Member of the South Dakota House of Representatives from the 32nd district
- In office 2017 – April 26, 2018 Serving with Kristin Conzet
- Preceded by: Brian Gosch
- Succeeded by: Scyller Borglum

Personal details
- Born: November 23, 1970 Goose Creek, South Carolina, U.S.
- Died: April 26, 2018 (aged 47) Rapid City, South Dakota, U.S.
- Party: Republican

Military service
- Branch/service: United States Navy

= Sean McPherson =

American politician (1970–2018)

Sean Patrick McPherson (November 23, 1970 – April 26, 2018) was an American politician, pastor, and educator who served as a member of the South Dakota House of Representatives from 2017 until his death in April 2018.

== Early life ==
McPherson was born in Goose Creek, South Carolina. After his father's retirement from the United States Navy, McPherson and his family lived in Newton, Kansas. He enlisted in the navy after graduating high school.

== Career ==
After leaving the navy, McPherson worked for Intel in Rio Rancho, New Mexico. He later taught at Rapid City Christian School and worked as pastor of the Real Life Church in Rapid City. He was elected to the South Dakota House of Representatives in 2017 as a Republican.
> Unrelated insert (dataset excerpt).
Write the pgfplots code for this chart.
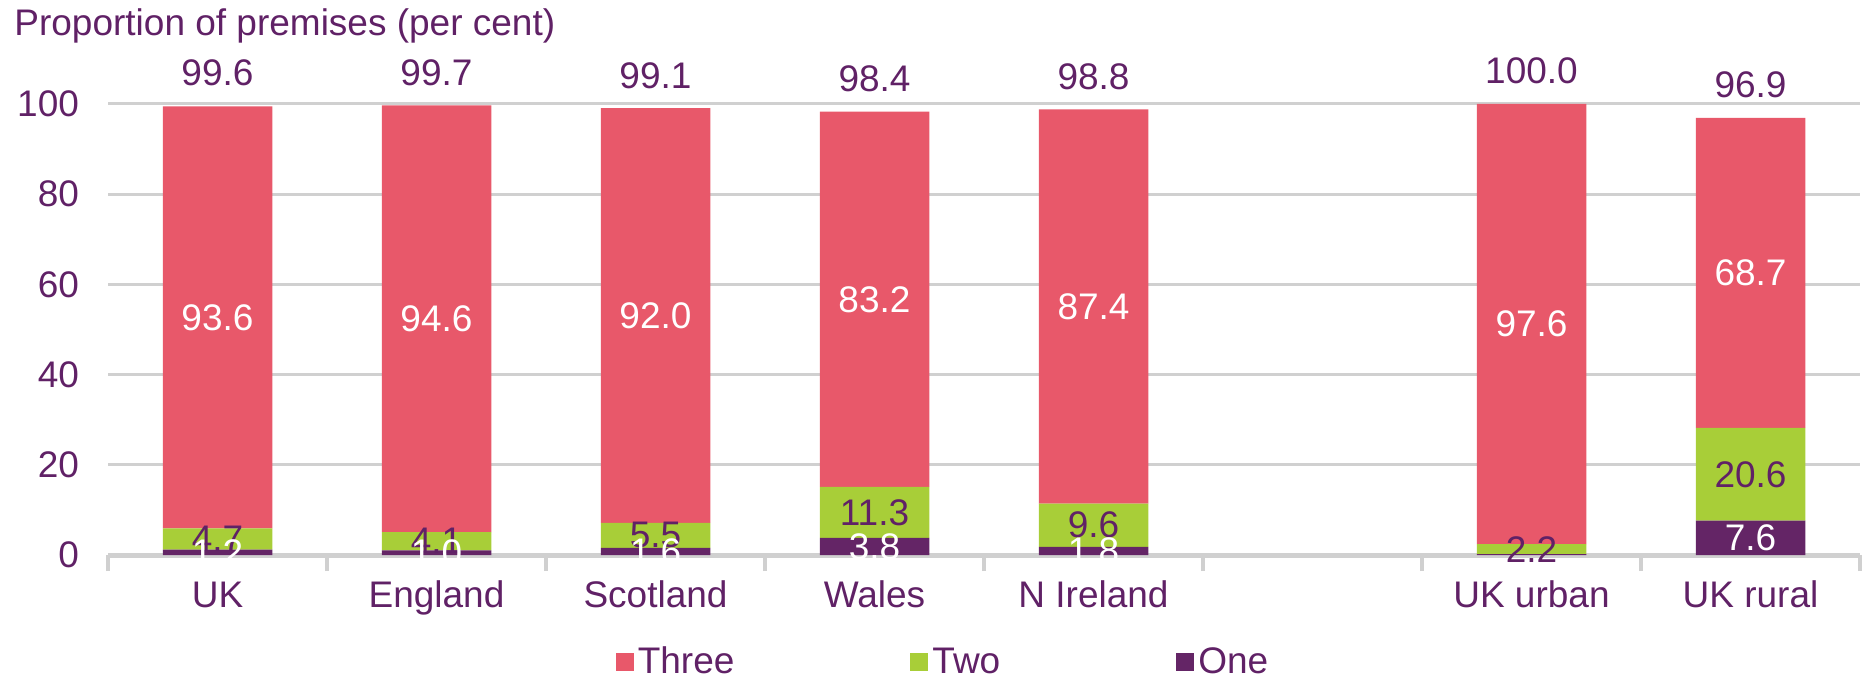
\documentclass[border=0pt]{standalone}
\usepackage{pgfplots}
\pgfplotsset{compat=1.18}
\usepackage{fontspec}
\setmainfont{Liberation Sans}
\definecolor{cThree}{RGB}{232,88,106}
\definecolor{cTwo}{RGB}{168,206,56}
\definecolor{cOne}{RGB}{100,37,102}
\definecolor{txtPurple}{RGB}{96,33,102}
\definecolor{gridGray}{RGB}{208,208,208}

\begin{document}
\begin{tikzpicture}[font=\fontsize{18.5}{22}\selectfont]
\begin{axis}[
    name=ax,
    ybar stacked,
    scale only axis,
    width=876pt, height=225.5pt,
    xmin=-0.5, xmax=7.5,
    ymin=0, ymax=100,
    bar width=0.5,
    clip=false,
    axis x line*=bottom, axis y line*=left,
    x axis line style={gridGray, line width=2.5pt},
    y axis line style={draw=none},
    xtick={0,1,2,3,4,6,7},
    xticklabels={UK,England,Scotland,Wales,N Ireland,UK urban,UK rural},
    minor xtick={-0.5,0.5,...,7.5},
    ytick={0,20,...,100},
    major tick length=0pt,
    minor tick length=8pt,
    tick align=outside,
    xtick pos=bottom, ytick pos=left,
    tick style={gridGray, line width=2pt},
    ymajorgrids,
    grid style={gridGray, line width=1.5pt},
    tick label style={font=\fontsize{18.5}{22}\selectfont, text=txtPurple},
    xticklabel style={anchor=base, yshift=-26pt},
    yticklabel style={anchor=east, xshift=-11pt},
    /pgf/number format/assume math mode=true,
    point meta=explicit symbolic,
    nodes near coords,
    every node near coord/.append style={font=\fontsize{18.5}{22}\selectfont, anchor=center},
    reverse legend,
    legend style={at={(axis description cs:0.5,0)}, anchor=center, yshift=-53.5pt, xshift=-20pt,
        draw=none, fill=none, legend columns=-1, font=\fontsize{18.5}{22}\selectfont, text=txtPurple,
        /tikz/every even column/.append style={column sep=86pt}},
    legend image code/.code={\fill[#1] (0pt,-4.5pt) rectangle (9pt,4.5pt);},
]
% One
\addplot[fill=cOne, draw=none, every node near coord/.append style={text=white}] coordinates {
    (0,1.2) [1.2] (1,1.0) [1.0] (2,1.6) [1.6] (3,3.8) [3.8] (4,1.8) [1.8]
    (5,0) [{}] (6,0.2) [{}] (7,7.6) [7.6]};
\addlegendentry{One}
% Two
\addplot[fill=cTwo, draw=none, every node near coord/.append style={text=txtPurple}] coordinates {
    (0,4.7) [4.7] (1,4.1) [4.1] (2,5.5) [5.5] (3,11.3) [11.3] (4,9.6) [9.6]
    (5,0) [{}] (6,2.2) [2.2] (7,20.6) [20.6]};
\addlegendentry{Two}
% Three
\addplot[fill=cThree, draw=none, every node near coord/.append style={text=white}] coordinates {
    (0,93.6) [93.6] (1,94.6) [94.6] (2,92.0) [92.0] (3,83.2) [83.2] (4,87.4) [87.4]
    (5,0) [{}] (6,97.6) [97.6] (7,68.7) [68.7]};
\addlegendentry{Three}
\node[anchor=base west, inner sep=0pt, text=txtPurple] at ([xshift=-47pt, yshift=34pt]rel axis cs:0,1) {Proportion of premises (per cent)};
\end{axis}
% totals above the bars
\begin{axis}[
    scale only axis,
    width=876pt, height=225.5pt,
    xmin=-0.5, xmax=7.5,
    ymin=0, ymax=100,
    clip=false,
    axis lines=none,
    point meta=explicit symbolic,
    nodes near coords,
    every node near coord/.append style={font=\fontsize{18.5}{22}\selectfont, anchor=base, yshift=10pt, text=txtPurple},
]
\addplot[draw=none, mark=none] coordinates {
    (0,99.6) [99.6] (1,99.7) [99.7] (2,99.1) [99.1] (3,98.4) [98.4] (4,98.8) [98.8]
    (6,100.0) [100.0] (7,96.9) [96.9]};
\end{axis}
\pgfresetboundingbox
\path ([xshift=-54pt,yshift=-65pt]ax.south west) rectangle ([xshift=2pt,yshift=52pt]ax.north east);
\end{tikzpicture}
\end{document}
In the 2018 elections, McPherson and Scyller Borglum earned the Republican Party's nomination for the 32nd district's two seats, even though McPherson had died of cancer. Governor Dennis Daugaard appointed Borglum to fill McPherson's vacant seat on August 8.

== Personal life ==
In February 2017, McPherson was diagnosed with cancer. He died on April 26, 2018, in Rapid City, South Dakota.